**DATA SEGMENT:**
------------------------------------------------------------

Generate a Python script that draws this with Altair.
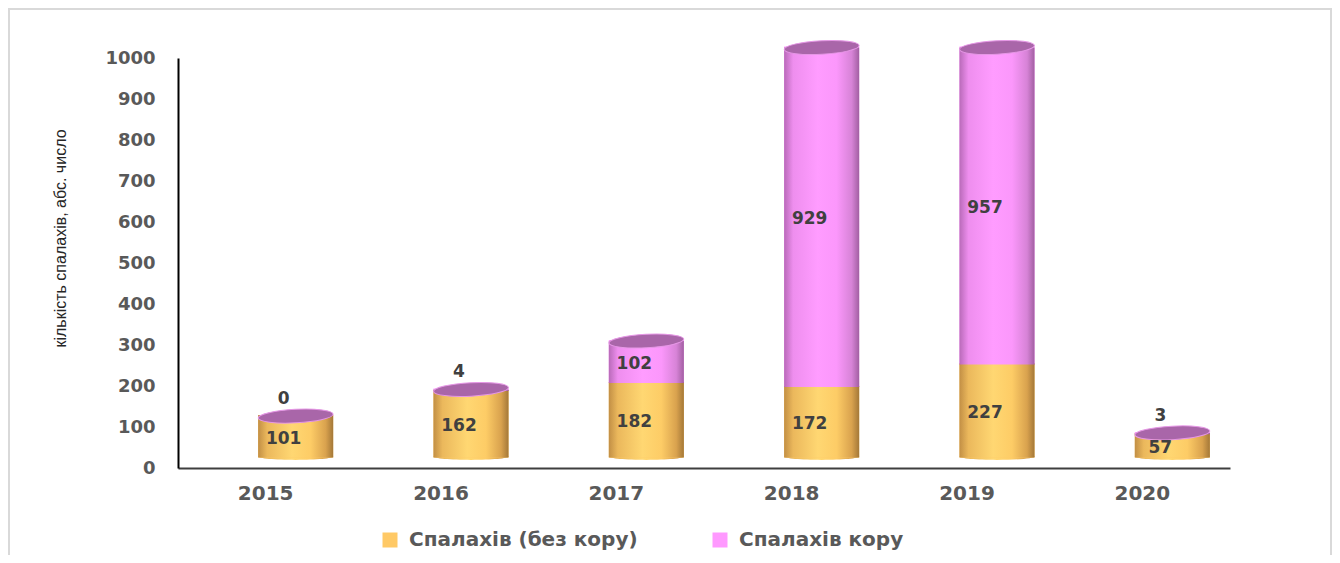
import altair as alt
import pandas as pd

# ---- data ----
years = ["2015", "2016", "2017", "2018", "2019", "2020"]
no_measles = [101, 162, 182, 172, 227, 57]   # Спалахів (без кору)
measles = [0, 4, 102, 929, 957, 3]           # Спалахів кору
series_names = ["Спалахів (без кору)", "Спалахів кору"]
series_colors = ["#FFC966", "#FF99FF"]
y_ticks = [0, 100, 200, 300, 400, 500, 600, 700, 800, 900, 1000]
y_title = "кількість спалахів, абс. число"
Y_MAX = 1000

rows = []
for yr, a, b in zip(years, no_measles, measles):
    rows.append(dict(year=yr, series=series_names[0], value=a, start=0, end=a))
    rows.append(dict(year=yr, series=series_names[1], value=b, start=a, end=a + b))
df = pd.DataFrame(rows)
df["mid"] = (df["start"] + df["end"].clip(upper=Y_MAX)) / 2
df["inside"] = df["value"] >= 20
df["label"] = df["value"].astype(str)

# ---- styling ----
FONT = "DejaVu Sans"
DX, DY = 30, -10.5          # 3-D depth shift of the cylinders
BAR_W = 75
k = 0.5523


def ellipse_path(r):
    return (
        f"M-1,0 C-1,{-k*r} {-k},{-r} 0,{-r} "
        f"C{k},{-r} 1,{-k*r} 1,0 "
        f"C1,{k*r} {k},{r} 0,{r} "
        f"C{-k},{r} -1,{k*r} -1,0 Z"
    )


TOP_ELLIPSE = ellipse_path(0.18)
BOTTOM_ELLIPSE = ellipse_path(0.09)


def grad(stops):
    return alt.LinearGradient(
        gradient="linear", x1=0, x2=1, y1=0, y2=0,
        stops=[alt.GradientStop(offset=o, color=c) for o, c in stops],
    )


yellow_grad = grad([(0, "#C28F45"), (0.12, "#EBB85C"), (0.45, "#FFD772"),
                    (0.7, "#FDCC66"), (0.9, "#D9A24E"), (1, "#A47838")])
pink_grad = grad([(0, "#B96AB9"), (0.12, "#EE8EEE"), (0.45, "#FF9CFF"),
                  (0.7, "#FB97FB"), (0.9, "#D783D7"), (1, "#A25FA2")])

x_scale = alt.Scale(domain=years, paddingInner=0.572, paddingOuter=0.286)
y_scale = alt.Scale(domain=[0, Y_MAX], clamp=True, nice=False, zero=True)

x_axis = alt.Axis(ticks=False, grid=False, domain=True, domainColor="#3F3F3F",
                  domainWidth=2, labelFont=FONT, labelFontWeight="bold",
                  labelFontSize=20, labelColor="#595959", labelPadding=15,
                  labelAngle=0)
y_axis = alt.Axis(values=y_ticks, format="d", ticks=False, grid=False, domain=True,
                  domainColor="#000000", domainWidth=2, labelFont=FONT,
                  labelFontWeight="bold", labelFontSize=18, labelColor="#595959",
                  labelPadding=23, labelFlush=False, labelOverlap=False,
                  titleFont="Liberation Sans", titleFontSize=16,
                  titleFontWeight="normal", titleColor="#262626",
                  titleX=-118, titleY=180, titleAngle=270, titleAlign="center",
                  titleBaseline="middle")


def X():
    return alt.X("year:N", scale=x_scale, axis=x_axis, title=None)


def Y(field):
    return alt.Y(f"{field}:Q", scale=y_scale, axis=y_axis, title=y_title)


base = alt.Chart(df)

frame = alt.Chart(alt.Data(values=[{"a": 1}])).mark_rect(
    fill="transparent", stroke="#D9D9D9", strokeWidth=2
).encode(x=alt.value(-169), x2=alt.value(1153), y=alt.value(-49), y2=alt.value(560))

bottom_ell = base.transform_filter(alt.datum.series == series_names[0]).mark_point(
    shape=BOTTOM_ELLIPSE, size=BAR_W * BAR_W, filled=True, fill=yellow_grad, opacity=1,
    strokeWidth=0, xOffset=DX, yOffset=DY - 1
).encode(x=X(), y=Y("start"))

legend_bars = base.mark_bar(xOffset=DX, x2Offset=DX, yOffset=DY, y2Offset=DY - 1).encode(
    x=X(), y=Y("start"), y2="end:Q",
    color=alt.Color("series:N", scale=alt.Scale(domain=series_names, range=series_colors),
                    legend=alt.Legend(title=None, orient="none", direction="horizontal",
                                      legendX=202, legendY=472, symbolType="square",
                                      symbolSize=225, symbolStrokeWidth=0,
                                      labelFont=FONT, labelFontWeight="bold",
                                      labelFontSize=20, labelColor="#595959",
                                      labelOffset=9, columnPadding=72, labelLimit=0)),
)

yellow_bars = base.transform_filter(alt.datum.series == series_names[0]).mark_bar(
    fill=yellow_grad, xOffset=DX, x2Offset=DX, yOffset=DY, y2Offset=DY - 1
).encode(x=X(), y=Y("start"), y2="end:Q")

pink_bars = base.transform_filter(alt.datum.series == series_names[1]).mark_bar(
    fill=pink_grad, xOffset=DX, x2Offset=DX, yOffset=DY, y2Offset=DY
).encode(x=X(), y=Y("start"), y2="end:Q")

top_caps = base.transform_filter(alt.datum.series == series_names[1]).mark_point(
    shape=TOP_ELLIPSE, size=BAR_W * BAR_W, filled=True, fill="#A966A9", opacity=1,
    stroke="#E597E5", strokeWidth=1, angle=357, xOffset=DX, yOffset=DY
).encode(x=X(), y=Y("end"))

labels_in = base.transform_filter(alt.datum.inside).mark_text(
    font=FONT, fontWeight="bold", fontSize=17, color="#404040",
    xOffset=18, yOffset=DY + 2
).encode(x=X(), y=Y("mid"), text="label:N")

labels_out = base.transform_filter(~alt.datum.inside).mark_text(
    font=FONT, fontWeight="bold", fontSize=17, color="#404040",
    xOffset=18, yOffset=DY - 17
).encode(x=X(), y=Y("end"), text="label:N")

chart = alt.layer(
    frame, bottom_ell, legend_bars, yellow_bars, pink_bars, top_caps, labels_in, labels_out
).properties(
    width=1052, height=410,
    autosize=alt.AutoSizeParams(type="none"),
    padding={"left": 170, "top": 50, "right": 102, "bottom": 87},
    background="white",
).configure_view(stroke=None)

chart.save("out.html", embed_options={"renderer": "svg", "actions": False})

------------------------------------------------------------

**PROBLEM DESCRIPTION:**
Transcribe the material exactly, keeping every word and none of the pictures.

**REPLY TO THE EXERCISE:**
Generate a Python script that draws this with Altair.
import altair as alt
import pandas as pd

# ---- data ----
years = ["2015", "2016", "2017", "2018", "2019", "2020"]
no_measles = [101, 162, 182, 172, 227, 57]   # Спалахів (без кору)
measles = [0, 4, 102, 929, 957, 3]           # Спалахів кору
series_names = ["Спалахів (без кору)", "Спалахів кору"]
series_colors = ["#FFC966", "#FF99FF"]
y_ticks = [0, 100, 200, 300, 400, 500, 600, 700, 800, 900, 1000]
y_title = "кількість спалахів, абс. число"
Y_MAX = 1000

rows = []
for yr, a, b in zip(years, no_measles, measles):
    rows.append(dict(year=yr, series=series_names[0], value=a, start=0, end=a))
    rows.append(dict(year=yr, series=series_names[1], value=b, start=a, end=a + b))
df = pd.DataFrame(rows)
df["mid"] = (df["start"] + df["end"].clip(upper=Y_MAX)) / 2
df["inside"] = df["value"] >= 20
df["label"] = df["value"].astype(str)

# ---- styling ----
FONT = "DejaVu Sans"
DX, DY = 30, -10.5          # 3-D depth shift of the cylinders
BAR_W = 75
k = 0.5523


def ellipse_path(r):
    return (
        f"M-1,0 C-1,{-k*r} {-k},{-r} 0,{-r} "
        f"C{k},{-r} 1,{-k*r} 1,0 "
        f"C1,{k*r} {k},{r} 0,{r} "
        f"C{-k},{r} -1,{k*r} -1,0 Z"
    )


TOP_ELLIPSE = ellipse_path(0.18)
BOTTOM_ELLIPSE = ellipse_path(0.09)


def grad(stops):
    return alt.LinearGradient(
        gradient="linear", x1=0, x2=1, y1=0, y2=0,
        stops=[alt.GradientStop(offset=o, color=c) for o, c in stops],
    )


yellow_grad = grad([(0, "#C28F45"), (0.12, "#EBB85C"), (0.45, "#FFD772"),
                    (0.7, "#FDCC66"), (0.9, "#D9A24E"), (1, "#A47838")])
pink_grad = grad([(0, "#B96AB9"), (0.12, "#EE8EEE"), (0.45, "#FF9CFF"),
                  (0.7, "#FB97FB"), (0.9, "#D783D7"), (1, "#A25FA2")])

x_scale = alt.Scale(domain=years, paddingInner=0.572, paddingOuter=0.286)
y_scale = alt.Scale(domain=[0, Y_MAX], clamp=True, nice=False, zero=True)

x_axis = alt.Axis(ticks=False, grid=False, domain=True, domainColor="#3F3F3F",
                  domainWidth=2, labelFont=FONT, labelFontWeight="bold",
                  labelFontSize=20, labelColor="#595959", labelPadding=15,
                  labelAngle=0)
y_axis = alt.Axis(values=y_ticks, format="d", ticks=False, grid=False, domain=True,
                  domainColor="#000000", domainWidth=2, labelFont=FONT,
                  labelFontWeight="bold", labelFontSize=18, labelColor="#595959",
                  labelPadding=23, labelFlush=False, labelOverlap=False,
                  titleFont="Liberation Sans", titleFontSize=16,
                  titleFontWeight="normal", titleColor="#262626",
                  titleX=-118, titleY=180, titleAngle=270, titleAlign="center",
                  titleBaseline="middle")


def X():
    return alt.X("year:N", scale=x_scale, axis=x_axis, title=None)


def Y(field):
    return alt.Y(f"{field}:Q", scale=y_scale, axis=y_axis, title=y_title)


base = alt.Chart(df)

frame = alt.Chart(alt.Data(values=[{"a": 1}])).mark_rect(
    fill="transparent", stroke="#D9D9D9", strokeWidth=2
).encode(x=alt.value(-169), x2=alt.value(1153), y=alt.value(-49), y2=alt.value(560))

bottom_ell = base.transform_filter(alt.datum.series == series_names[0]).mark_point(
    shape=BOTTOM_ELLIPSE, size=BAR_W * BAR_W, filled=True, fill=yellow_grad, opacity=1,
    strokeWidth=0, xOffset=DX, yOffset=DY - 1
).encode(x=X(), y=Y("start"))

legend_bars = base.mark_bar(xOffset=DX, x2Offset=DX, yOffset=DY, y2Offset=DY - 1).encode(
    x=X(), y=Y("start"), y2="end:Q",
    color=alt.Color("series:N", scale=alt.Scale(domain=series_names, range=series_colors),
                    legend=alt.Legend(title=None, orient="none", direction="horizontal",
                                      legendX=202, legendY=472, symbolType="square",
                                      symbolSize=225, symbolStrokeWidth=0,
                                      labelFont=FONT, labelFontWeight="bold",
                                      labelFontSize=20, labelColor="#595959",
                                      labelOffset=9, columnPadding=72, labelLimit=0)),
)

yellow_bars = base.transform_filter(alt.datum.series == series_names[0]).mark_bar(
    fill=yellow_grad, xOffset=DX, x2Offset=DX, yOffset=DY, y2Offset=DY - 1
).encode(x=X(), y=Y("start"), y2="end:Q")

pink_bars = base.transform_filter(alt.datum.series == series_names[1]).mark_bar(
    fill=pink_grad, xOffset=DX, x2Offset=DX, yOffset=DY, y2Offset=DY
).encode(x=X(), y=Y("start"), y2="end:Q")

top_caps = base.transform_filter(alt.datum.series == series_names[1]).mark_point(
    shape=TOP_ELLIPSE, size=BAR_W * BAR_W, filled=True, fill="#A966A9", opacity=1,
    stroke="#E597E5", strokeWidth=1, angle=357, xOffset=DX, yOffset=DY
).encode(x=X(), y=Y("end"))

labels_in = base.transform_filter(alt.datum.inside).mark_text(
    font=FONT, fontWeight="bold", fontSize=17, color="#404040",
    xOffset=18, yOffset=DY + 2
).encode(x=X(), y=Y("mid"), text="label:N")

labels_out = base.transform_filter(~alt.datum.inside).mark_text(
    font=FONT, fontWeight="bold", fontSize=17, color="#404040",
    xOffset=18, yOffset=DY - 17
).encode(x=X(), y=Y("end"), text="label:N")

chart = alt.layer(
    frame, bottom_ell, legend_bars, yellow_bars, pink_bars, top_caps, labels_in, labels_out
).properties(
    width=1052, height=410,
    autosize=alt.AutoSizeParams(type="none"),
    padding={"left": 170, "top": 50, "right": 102, "bottom": 87},
    background="white",
).configure_view(stroke=None)

chart.save("out.html", embed_options={"renderer": "svg", "actions": False})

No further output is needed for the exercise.